# What the task asks:
Work through the material below and count the lines holding the word "this"; give that count and nothing more.

# Record set:
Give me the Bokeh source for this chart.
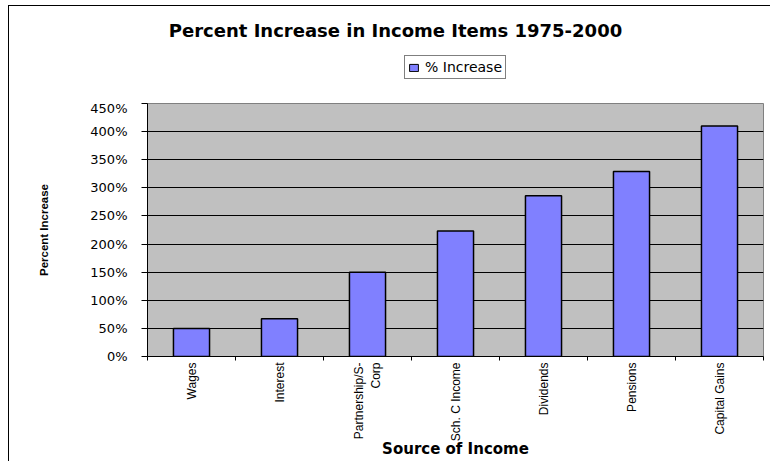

...

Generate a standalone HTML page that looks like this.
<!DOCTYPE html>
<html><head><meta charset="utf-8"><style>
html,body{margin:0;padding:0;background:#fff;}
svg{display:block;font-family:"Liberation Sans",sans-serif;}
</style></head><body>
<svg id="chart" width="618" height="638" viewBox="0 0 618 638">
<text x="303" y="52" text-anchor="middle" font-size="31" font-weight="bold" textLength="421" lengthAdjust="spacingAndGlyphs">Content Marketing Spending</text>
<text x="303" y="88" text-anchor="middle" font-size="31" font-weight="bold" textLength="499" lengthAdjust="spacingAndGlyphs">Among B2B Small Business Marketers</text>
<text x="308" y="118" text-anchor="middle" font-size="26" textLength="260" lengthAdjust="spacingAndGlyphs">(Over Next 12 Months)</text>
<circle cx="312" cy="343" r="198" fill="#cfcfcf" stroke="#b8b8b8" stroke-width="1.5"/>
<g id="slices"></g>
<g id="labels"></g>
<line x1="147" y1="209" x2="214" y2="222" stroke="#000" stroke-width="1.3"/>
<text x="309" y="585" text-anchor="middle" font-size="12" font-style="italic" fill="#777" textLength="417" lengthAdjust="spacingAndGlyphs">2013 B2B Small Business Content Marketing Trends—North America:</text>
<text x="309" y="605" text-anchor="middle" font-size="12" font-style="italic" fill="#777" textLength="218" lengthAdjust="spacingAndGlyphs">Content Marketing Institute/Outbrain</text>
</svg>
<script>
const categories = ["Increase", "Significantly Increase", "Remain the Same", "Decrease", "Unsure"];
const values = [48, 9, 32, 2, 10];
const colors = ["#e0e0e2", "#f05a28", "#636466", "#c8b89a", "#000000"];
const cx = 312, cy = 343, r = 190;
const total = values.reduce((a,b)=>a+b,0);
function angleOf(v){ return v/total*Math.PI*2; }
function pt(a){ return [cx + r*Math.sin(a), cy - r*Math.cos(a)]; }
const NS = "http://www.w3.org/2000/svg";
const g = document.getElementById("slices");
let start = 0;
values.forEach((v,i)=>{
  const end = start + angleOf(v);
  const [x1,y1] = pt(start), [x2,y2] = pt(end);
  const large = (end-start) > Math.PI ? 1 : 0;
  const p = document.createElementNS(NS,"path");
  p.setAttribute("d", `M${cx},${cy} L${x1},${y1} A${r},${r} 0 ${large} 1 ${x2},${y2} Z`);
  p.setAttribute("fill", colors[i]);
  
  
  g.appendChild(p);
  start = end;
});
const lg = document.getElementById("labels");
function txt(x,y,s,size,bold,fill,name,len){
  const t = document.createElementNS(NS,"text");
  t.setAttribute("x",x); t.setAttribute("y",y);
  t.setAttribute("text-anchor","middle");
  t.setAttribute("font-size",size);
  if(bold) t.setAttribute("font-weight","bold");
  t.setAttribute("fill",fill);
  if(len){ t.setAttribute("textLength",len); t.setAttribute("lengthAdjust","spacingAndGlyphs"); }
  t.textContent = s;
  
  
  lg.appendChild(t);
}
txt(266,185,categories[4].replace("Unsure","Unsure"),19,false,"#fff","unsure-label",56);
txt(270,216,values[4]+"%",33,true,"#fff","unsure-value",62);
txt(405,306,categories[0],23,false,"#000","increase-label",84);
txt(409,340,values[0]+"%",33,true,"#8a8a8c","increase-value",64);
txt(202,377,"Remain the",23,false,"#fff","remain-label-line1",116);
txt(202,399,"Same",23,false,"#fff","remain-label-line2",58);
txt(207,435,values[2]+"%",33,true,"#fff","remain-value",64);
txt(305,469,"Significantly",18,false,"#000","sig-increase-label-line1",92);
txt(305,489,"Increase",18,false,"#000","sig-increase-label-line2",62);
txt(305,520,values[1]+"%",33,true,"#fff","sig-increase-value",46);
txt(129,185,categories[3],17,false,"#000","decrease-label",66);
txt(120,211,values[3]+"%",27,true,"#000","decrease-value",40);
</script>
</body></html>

# Full response:
2